New technology being piloted in Cardiff and Vale University Health Board is helping to cut the time it takes to diagnose and treat people suspected of having a stroke.
The state-of-the-art platform, developed by leading healthcare technology company Visionable, enables stroke clinicians and paramedics to carry out a consultation via secure video conference and decide on the best course of action before a patient reaches hospital.
This means the patient can bypass Accident and Emergency and be received directly by the stroke team on arrival at hospital, reducing the time it takes for them to receive essential treatment.
Stroke is a medical emergency, and rapid response and intervention are crucial in minimising the impact on patients.
Visionable’s telehealth solutions will enable medical teams across Cardiff and Vale UHB to work together in real time, enabling quicker diagnosis and treatment decisions from the moments that paramedics reach the patient.
The technology will bridge geographical gaps, ensuring that patients in remote areas have equal access to high-quality care.
Dr Shakeel Ahmad, NHS Wales’ National Clinical Lead for Stroke, said: “We are excited to get this project off the ground. Our aim is to have a structured pre-hospital assessment so patients are put on the correct pathway in order to quickly access life changing treatments such as thrombolysis and thrombectomy.
“We hope the project will demonstrate a reduction in stroke mimics coming into hospital, which will reduce the burden on the emergency department. Our vision is to digitally connect the entire stroke pathway and this is the first step in our journey.”
The Visionable platform includes secure video conferencing and real-time data analytics, which enables healthcare professionals to make informed decisions swiftly, leading to better patient outcomes and reduced disability.
It is part of NHS Wales’ ongoing commitment to enhancing care, improving patient outcomes and ensuring that every person affected by stroke receives timely and effective care.
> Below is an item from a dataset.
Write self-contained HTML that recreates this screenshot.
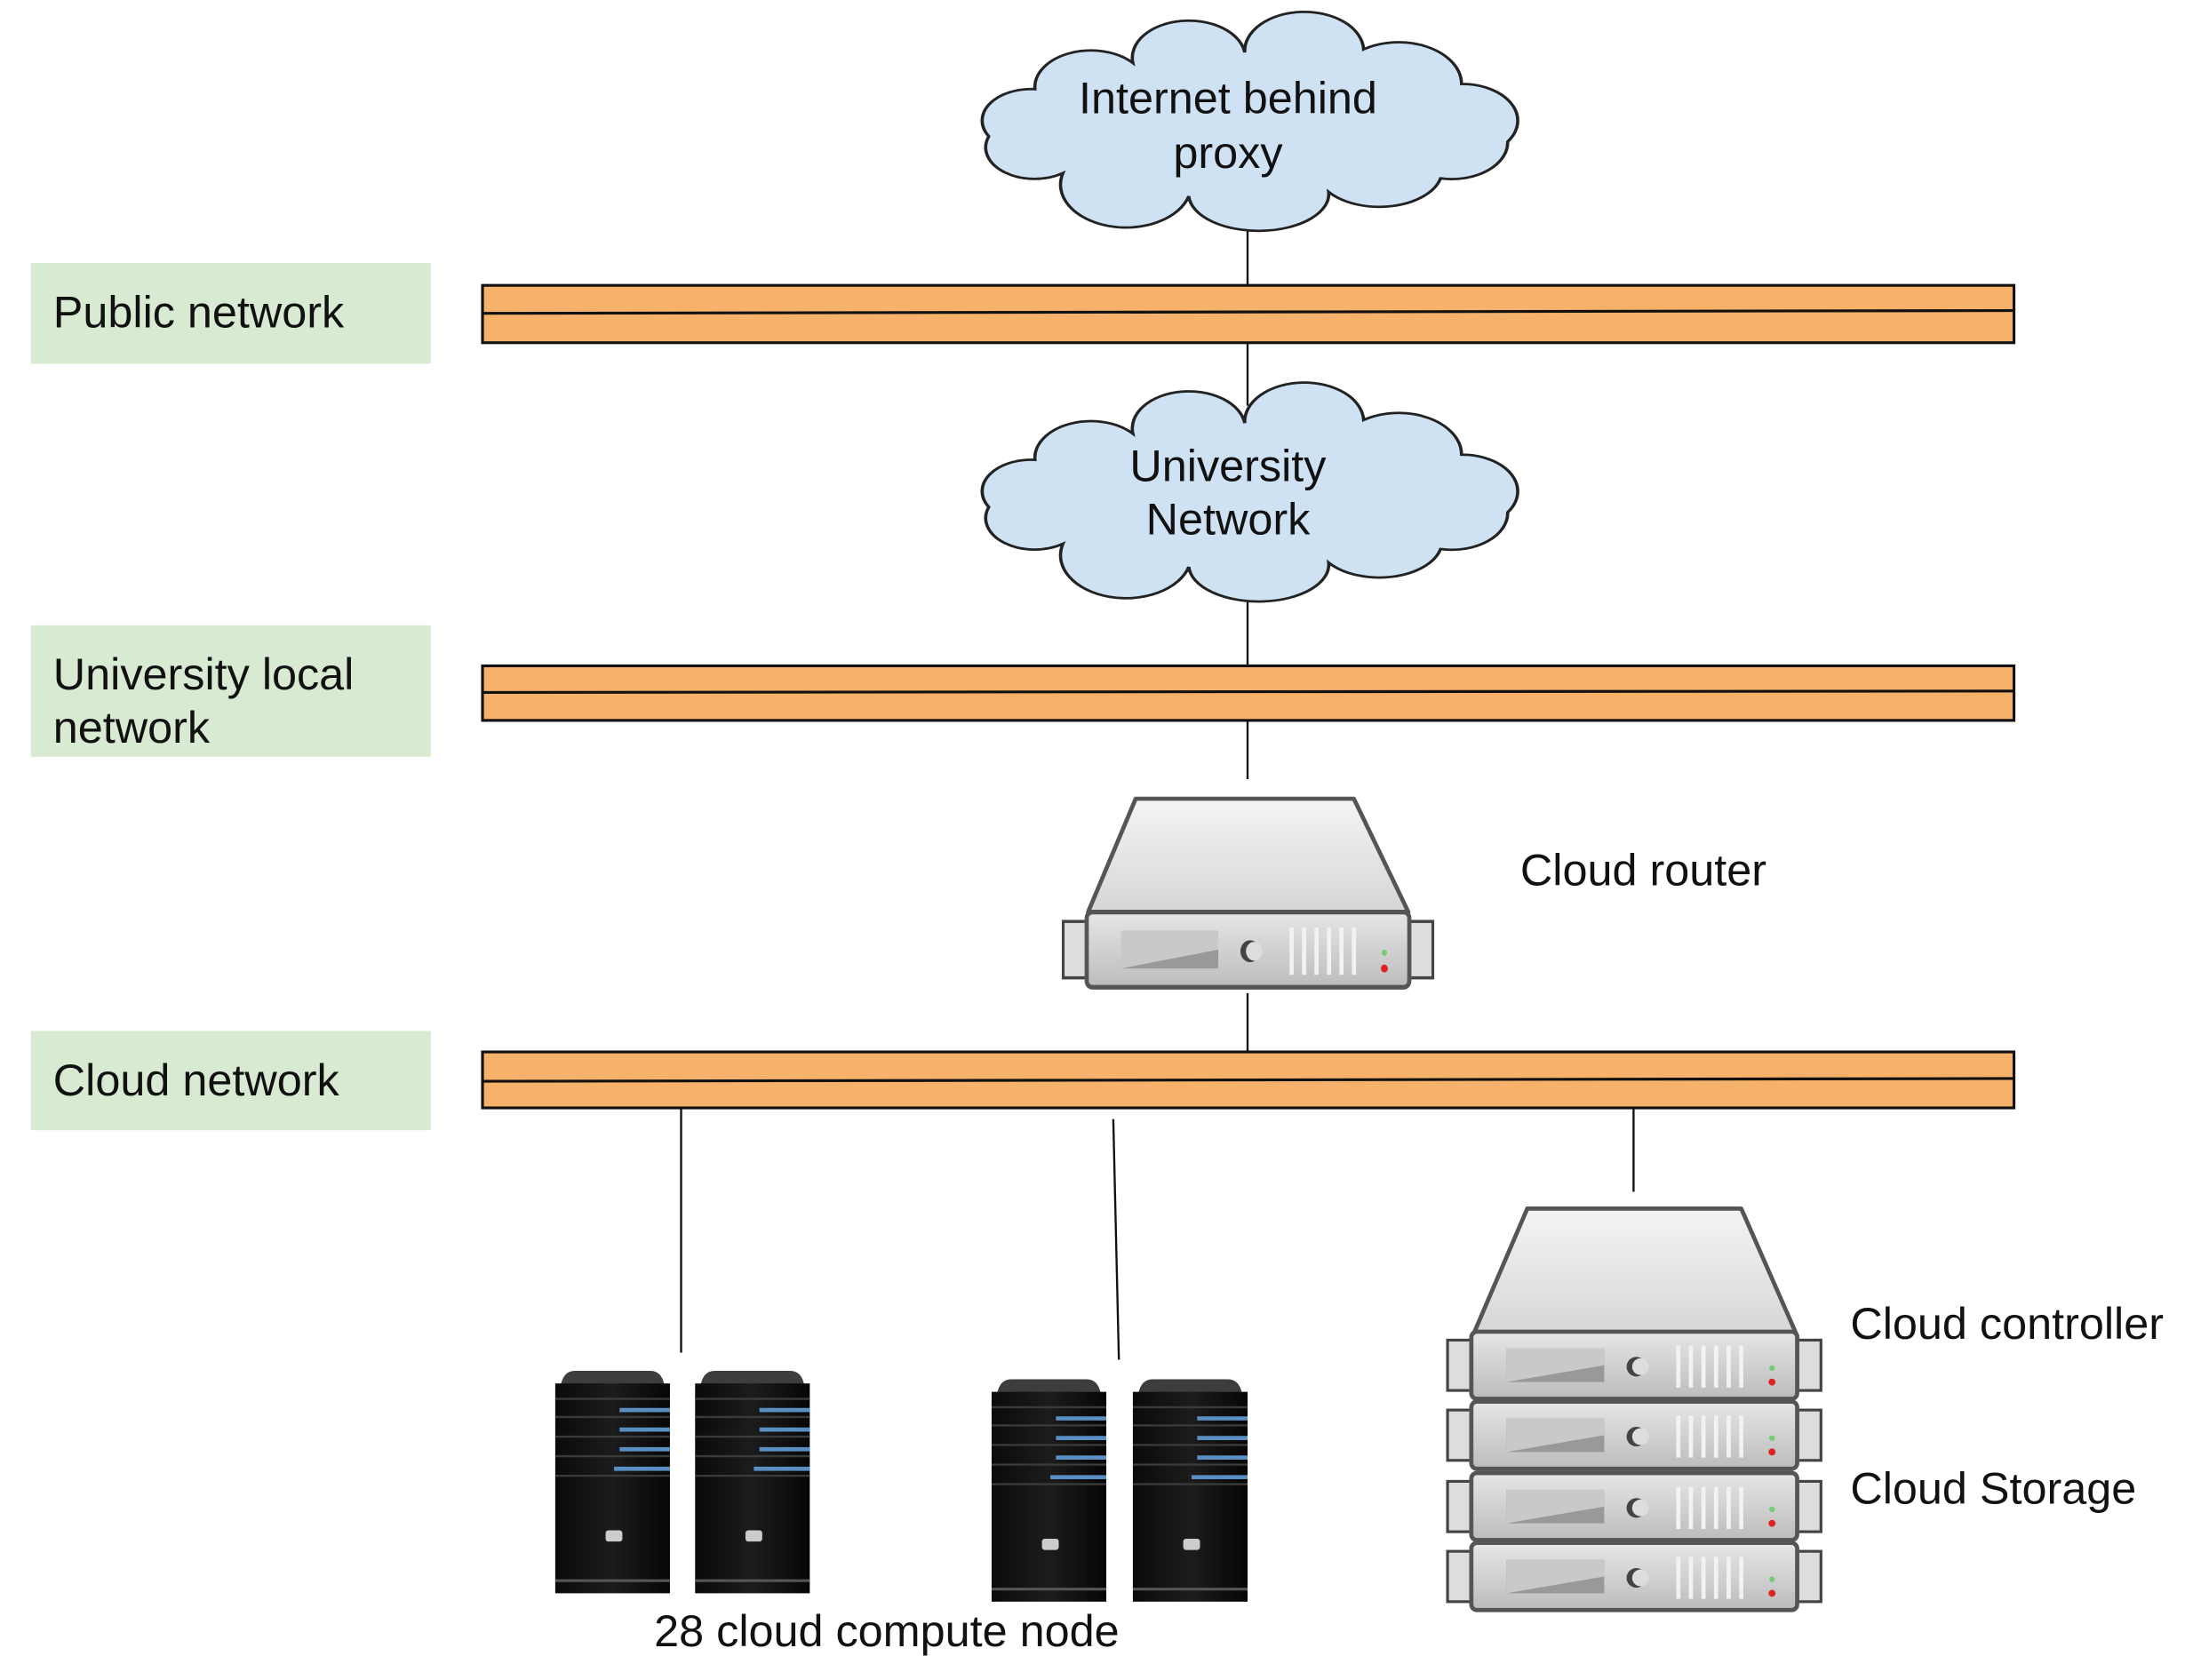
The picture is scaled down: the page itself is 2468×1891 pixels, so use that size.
<!DOCTYPE html>
<html><head><meta charset="utf-8"><style>html,body{margin:0;padding:0;background:#fff}svg{display:block}</style></head>
<body>
<svg width="2468" height="1891" viewBox="0 0 1568 1201" preserveAspectRatio="none" xmlns="http://www.w3.org/2000/svg" font-family="Liberation Sans, Arial, sans-serif">
<defs>
<linearGradient id="topg" x1="0" y1="0" x2="0" y2="1"><stop offset="0" stop-color="#f4f4f4"/><stop offset="1" stop-color="#d6d6d6"/></linearGradient>
<linearGradient id="frg" x1="0" y1="0" x2="0" y2="1"><stop offset="0" stop-color="#e6e6e6"/><stop offset="1" stop-color="#bcbcbc"/></linearGradient>
<linearGradient id="twg" x1="0" y1="0" x2="1" y2="0"><stop offset="0" stop-color="#0a0a0a"/><stop offset="0.5" stop-color="#1c1c1c"/><stop offset="1" stop-color="#060606"/></linearGradient>
<g id="unit">
<rect x="-17" y="6" width="18" height="36" fill="#ddd" stroke="#444" stroke-width="2"/>
<rect x="232" y="6" width="18" height="36" fill="#ddd" stroke="#444" stroke-width="2"/>
<rect x="0" y="0" width="233" height="48" rx="4" fill="url(#frg)" stroke="#555" stroke-width="3"/>
<path d="M25,12 L95,12 L95,36 L25,36 Z" fill="#999"/>
<path d="M25,12 L95,12 L95,24 Q60,30 25,36 Z" fill="#c9c9c9"/>
<circle cx="118" cy="25" r="7" fill="#444"/><circle cx="121" cy="25" r="6" fill="#ddd"/>
<g stroke="#f2f2f2" stroke-width="3"><line x1="148" y1="10" x2="148" y2="40"/><line x1="157" y1="10" x2="157" y2="40"/><line x1="166" y1="10" x2="166" y2="40"/><line x1="175" y1="10" x2="175" y2="40"/><line x1="184" y1="10" x2="184" y2="40"/><line x1="193" y1="10" x2="193" y2="40"/></g>
<circle cx="215" cy="36" r="2.5" fill="#d22"/><circle cx="215" cy="26" r="2" fill="#7c7"/>
</g>
<g id="tower">
<path d="M4,10 Q6,0 14,0 L68,0 Q76,0 78,10 Z" fill="#3d3d3d"/>
<rect x="0" y="9" width="82" height="150" fill="url(#twg)"/>
<g stroke="#3a3a3a" stroke-width="1.5"><line x1="0" y1="20" x2="82" y2="20"/><line x1="0" y1="33" x2="82" y2="33"/><line x1="0" y1="47" x2="82" y2="47"/><line x1="0" y1="61" x2="82" y2="61"/><line x1="0" y1="75" x2="82" y2="75"/></g>
<g stroke="#5a8fc4" stroke-width="3"><line x1="46" y1="28" x2="82" y2="28"/><line x1="46" y1="42" x2="82" y2="42"/><line x1="46" y1="56" x2="82" y2="56"/><line x1="42" y1="70" x2="82" y2="70"/></g>
<rect x="36" y="114" width="12" height="8" rx="2" fill="#ccc"/>
<line x1="0" y1="150" x2="82" y2="150" stroke="#555" stroke-width="2"/>
</g>
<path id="cloud" transform="translate(0,18.75) scale(1,0.75)" d="M740,60 A40,35 0 0 1 810,35 A40,35 0 0 1 890,25 A40,35 0 0 1 975,22 A45,40 0 0 1 1045,55 A40,35 0 0 1 1078,110 A40,35 0 0 1 1030,145 A45,35 0 0 1 950,158 A50,35 0 0 1 850,162 A40,35 0 0 1 760,140 A35,30 0 0 1 707,105 A35,30 0 0 1 740,60 Z" fill="#cfe2f3" stroke="#222" stroke-width="2.3"/>
</defs>
<rect width="1568" height="1201" fill="#fff"/>
<g stroke="#111" stroke-width="1.5">
<line x1="892" y1="160" x2="892" y2="205"/>
<line x1="892" y1="245" x2="892" y2="290"/>
<line x1="892" y1="425" x2="892" y2="476"/>
<line x1="892" y1="515" x2="892" y2="557"/>
<line x1="892" y1="710" x2="892" y2="752"/>
<line x1="487" y1="792" x2="487" y2="967"/>
<line x1="796" y1="800" x2="800" y2="972"/>
<line x1="1168" y1="792" x2="1168" y2="852"/>
</g>
<use href="#cloud"/>
<use href="#cloud" transform="translate(0,265)"/>
<g font-size="32" fill="#111" text-anchor="middle">
<text x="878" y="81">Internet behind</text><text x="878" y="120">proxy</text>
<text x="878" y="344">University</text><text x="878" y="382">Network</text>
</g>
<g fill="#d9ead3"><rect x="22" y="188" width="286" height="72"/><rect x="22" y="447" width="286" height="94"/><rect x="22" y="737" width="286" height="71"/></g>
<g font-size="32" fill="#111">
<text x="38" y="234">Public network</text>
<text x="38" y="493">University local</text><text x="38" y="531">network</text>
<text x="38" y="783">Cloud network</text>
<text x="1087" y="633">Cloud router</text>
<text x="1323" y="957">Cloud controller</text>
<text x="1323" y="1075">Cloud Storage</text>
<text x="634" y="1177" text-anchor="middle">28 cloud compute node</text>
</g>
<g fill="#f6b26b" stroke="#111" stroke-width="2">
<rect x="345" y="204" width="1095" height="41"/><rect x="345" y="476" width="1095" height="39"/><rect x="345" y="752" width="1095" height="40"/>
</g>
<g stroke="#111" stroke-width="2"><line x1="345" y1="224" x2="1440" y2="222"/><line x1="345" y1="495" x2="1440" y2="494"/><line x1="345" y1="773" x2="1440" y2="771"/></g>
<path d="M812,571 L968,571 L1007,652 L778,652 Z" fill="url(#topg)" stroke="#555" stroke-width="3" stroke-linejoin="round"/>
<g transform="translate(777,652) scale(0.99,1.12)"><use href="#unit"/></g>
<path d="M1092,864 L1245,864 L1285,955 L1053,955 Z" fill="url(#topg)" stroke="#555" stroke-width="3" stroke-linejoin="round"/>
<use href="#unit" x="1052" y="952"/>
<use href="#unit" x="1052" y="1002"/>
<use href="#unit" x="1052" y="1053"/>
<use href="#unit" x="1052" y="1103"/>
<use href="#tower" x="397" y="980"/>
<use href="#tower" x="497" y="980"/>
<use href="#tower" x="709" y="986"/>
<use href="#tower" x="810" y="986"/>
</svg>
</body></html>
Embracing innovation and technological solutions is key to strengthening stroke treatment pathways, reducing disparities in treatment and, ultimately, preventing avoidable deaths.
When retired police officer Robert Payne from Cardiff started to feel unwell one day in September, he initially thought he had just picked up a bug.
The next day, with no change in his condition and worrying that something was wrong, his concerned wife contacted their GP. After describing his symptoms, she was told to call 999 immediately. Robert was having a suspected stroke.
The ambulance arrived and the paramedics carried out the usual procedures, but there was one important difference. Thanks to the new Visionable technology being piloted in Cardiff and Vale, they were able to open a direct video link with stroke consultant Shakeel Ahmad and stroke specialist Saad Roufail who carried out pre-hospital assessment with Mr Payne.
Mr Payne said: “It really helped to relieve the anxiety for me and my wife. I knew that this could be serious, but being able to see and speak directly to the consultant while I was still in the ambulance helped us understand what was happening. It gave me confidence that everything was being put in place for when I reached hospital.”
Having the initial assessment and treatment decision made via video in the ambulance meant that clinicians were able to arrange for Mr Payne to have a brain scan within half an hour of his arrival at A&E. He was then quickly transferred to the appropriate ward, where he received a carotid doppler ultrasound and medication.
Mr Payne had experienced a stroke and was able to return home after a short stay in hospital. He believes that the Visionable technology made a big difference to how the paramedics and staff in A&E were able to manage his assessment and admission to hospital.
He said: “This technology definitely eased my way through the process. The doctors knew what they were dealing with by the time I arrived and could get me out of A&E quickly and on to the right ward. That could make the difference between life and death for some stroke patients.”